Reflections on Euphoria: Sam Gilliam - ELEPHANT

We ask artists about their experiences with euphoria, finding out what it looks, feels, sounds and tastes like, and how they evoke it in their work. The fourth in a series of six.


Sam Gilliam, Butterfly, Feeling, 1972. Photography: Fredrik Nilsen Studio
Courtesy of David Kordansky Gallery, Los Angeles

Sam Gilliam is a major figure within postwar American painting. Next year, he will be the subject of a major retrospective at the Hirshhorn Museum, Washington.

When I think of euphoria, I think of a particular time: when I am in the middle of planning or making work for an exhibition, when I feel that I’ve clinched the idea. It’s the moment when I know what I am doing, and I know it’s going to work.

“As a colour, the feeling of euphoria is yellow…”

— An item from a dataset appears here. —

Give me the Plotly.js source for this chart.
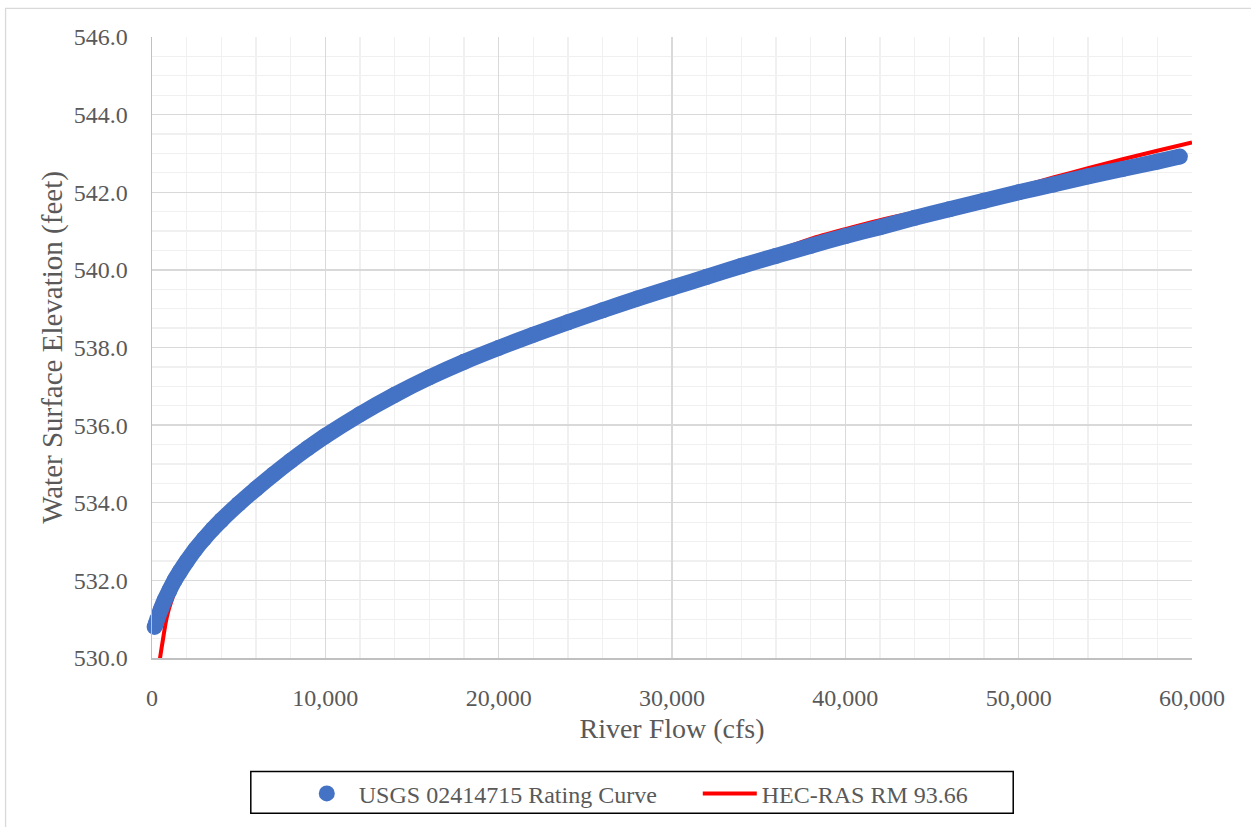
<!DOCTYPE html>
<html>
<head>
<meta charset="utf-8">
<script src="https://cdn.plot.ly/plotly-3.0.1.min.js"></script>
<style>html,body{margin:0;padding:0;background:#fff;}#chart{width:1251px;height:827px;}</style>
</head>
<body>
<div id="chart"></div>
<script>
// USGS rating curve (blue markers)
const usgsFlow = [150, 220, 300, 500, 750, 1000, 1300, 1600, 2000, 2500, 3000, 3500, 4000, 5000, 6000, 7000, 8000, 9000, 10000, 12000, 14000, 16000, 18000, 20000, 22000, 24000, 26000, 28000, 30000, 32000, 34000, 36000, 38000, 40000, 42000, 44000, 46000, 48000, 50000, 52000, 54000, 56000, 58000, 59300];
const usgsStage = [530.80, 530.90, 531.00, 531.24, 531.51, 531.74, 532.00, 532.22, 532.49, 532.80, 533.07, 533.32, 533.55, 533.97, 534.36, 534.73, 535.08, 535.41, 535.72, 536.28, 536.78, 537.23, 537.63, 537.99, 538.33, 538.65, 538.96, 539.26, 539.54, 539.82, 540.10, 540.36, 540.62, 540.87, 541.10, 541.34, 541.56, 541.78, 542.00, 542.20, 542.41, 542.60, 542.79, 542.92];
// HEC-RAS RM 93.66 (red line)
const hecFlow = [446, 550, 640, 730, 830, 980, 1160, 1500, 2000, 2500, 3000, 4000, 5000, 6000, 8000, 10000, 12000, 15000, 20000, 25000, 30000, 34000, 36000, 38000, 40000, 42000, 44000, 46000, 48000, 50000, 52000, 54000, 56000, 58000, 60000];
const hecStage = [529.95, 530.25, 530.50, 530.75, 531.00, 531.27, 531.52, 531.92, 532.40, 532.74, 533.03, 533.53, 533.96, 534.35, 535.06, 535.72, 536.28, 537.02, 537.99, 538.80, 539.55, 540.17, 540.48, 540.80, 541.05, 541.28, 541.48, 541.68, 541.90, 542.13, 542.38, 542.62, 542.85, 543.07, 543.28];

const usgsName = 'USGS 02414715 Rating Curve';
const hecName = 'HEC-RAS RM 93.66';
const xTitle = 'River Flow (cfs)';
const yTitle = 'Water Surface Elevation (feet)';

const blue = '#4472C4';
const red = '#FF0000';
const txt = '#595959';
const fam = '"Liberation Serif", "Times New Roman", serif';

const traces = [
  {x: hecFlow, y: hecStage, type: 'scatter', mode: 'lines', name: hecName,
   line: {color: red, width: 4, shape: 'spline', smoothing: 0.8}, legendrank: 2},
  {x: usgsFlow, y: usgsStage, type: 'scatter', mode: 'lines', showlegend: false, hoverinfo: 'skip',
   line: {color: blue, width: 16, shape: 'spline', smoothing: 0.8}, cliponaxis: false},
  {x: usgsFlow, y: usgsStage, type: 'scatter', mode: 'markers', name: usgsName,
   marker: {color: blue, size: 16}, cliponaxis: false, legendrank: 1}
];

const axisCommon = {
  showgrid: true, gridcolor: '#d9d9d9', gridwidth: 1.3,
  zeroline: false, showline: true, linecolor: '#c0c0c0', linewidth: 1.5,
  ticks: 'outside', ticklen: 18, tickcolor: 'rgba(0,0,0,0)',
  tickfont: {family: fam, size: 24, color: txt}
};

const layout = {
  width: 1251, height: 827,
  margin: {l: 152, r: 59, t: 37, b: 168},
  paper_bgcolor: '#fff', plot_bgcolor: '#fff',
  showlegend: true,
  xaxis: Object.assign({}, axisCommon, {
    range: [0, 60000], tick0: 0, dtick: 10000, tickformat: ',d',
    minor: {dtick: 2000, showgrid: true, gridcolor: '#f0f0f0', gridwidth: 1.3},
    title: {text: xTitle, font: {family: fam, size: 28, color: txt}, standoff: 8}
  }),
  yaxis: Object.assign({}, axisCommon, {
    range: [530, 546], tick0: 530, dtick: 2, tickformat: '.1f',
    minor: {dtick: 0.5, showgrid: true, gridcolor: '#f0f0f0', gridwidth: 1.3},
    title: {text: yTitle, font: {family: fam, size: 29, color: txt}, standoff: 2}
  }),
  legend: {
    orientation: 'h', x: 0.1373, xanchor: 'left', y: -0.2168, yanchor: 'middle',
    bgcolor: 'rgba(0,0,0,0)', borderwidth: 0,
    font: {family: fam, size: 24, color: txt},
    itemwidth: 54,
    entrywidth: 334, entrywidthmode: 'pixels', traceorder: 'normal'
  },
  shapes: [
    {type: 'rect', xref: 'paper', yref: 'paper', x0: -0.1408, x1: 1.2, y0: -0.4, y1: 1.046,
     line: {color: '#d9d9d9', width: 1.3}, fillcolor: 'rgba(0,0,0,0)', layer: 'below'},
    {type: 'rect', xref: 'paper', yref: 'paper', x0: 0.0950, x1: 0.8281, y0: -0.2501, y1: -0.1826,
     line: {color: '#000000', width: 1.5}, fillcolor: 'rgba(0,0,0,0)'}
  ]
};

Plotly.newPlot('chart', traces, layout, {displayModeBar: false, staticPlot: true});
</script>
</body>
</html>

The feeling is personal and automatic. While I am working, I can sometimes sense that it’s almost there, and all it needs is a few more strokes. If I envision this moment in a dream, it is there when I wake up. I get up and get dressed, I am ready to go and I can’t wait; there’s no time for breakfast, I have to get out and into the studio.

Sam Gilliam, Rondo, 1971. Photography: Lee Thompson. Courtesy of Kunstmuseum Basel and David Kordansky Gallery, Los
Angeles. Collection of Kunstmuseum Basel, Basel, Switzerland

The first time I felt like this was when I heard I was going to have a show at The Phillips Collection, even though I was told: “Don’t bother, don’t work, they’ll take whatever you have.” That was in 1967, and there was one painting that I isolated, a red one, and I said, “I’ve got to make more works like that.” The beautiful thing is that I had a small studio, which meant that to make more work, I had to put the existing pieces outside overnight, where they froze.

“The moment of euphoria is part of a sequence that is necessary in my practice”

When everything thawed, I could see the smooth drops where the paint had frozen and run a little bit, the colour had a sparkle to it. It wasn’t long before I put all the wet paintings in the backyard. If the paint was moving, it would stop almost automatically when I took it outside into the cold air. That’s the beauty of painting on a stretcher on the floor, the weight of the paint sagging causes a natural movement, and once outside it tightens. If it is cold it will freeze, and when it is warm it will move again.

Courtesy of David Kordansky Gallery, Los Angeles

As a colour, the feeling of euphoria is yellow. I never really saw yellow until I moved to Washington. It was in the spring, and I remember seeing the forsythia growing. My Annie [Gawlak, Gilliam’s partner] knows plants, and was able to plant in such a way that we could keep yellow in the garden all year. In the height of spring, the forsythia would bloom. She would plant evergreens and violet lilacs, and whites, and then in the studio, I would paint them. I would also dream about them.

Euphoria is in the work, particularly in its finish. For viewing purposes, the paintings have to be wide, one has to be able to read them like a book: viewers have to get close and then walk away. It’s all in the process of taking it in. The moment of euphoria is part of a sequence that is necessary in my practice, and it occurs all the time. There’s a specific spark, and in the moment, I know that it works.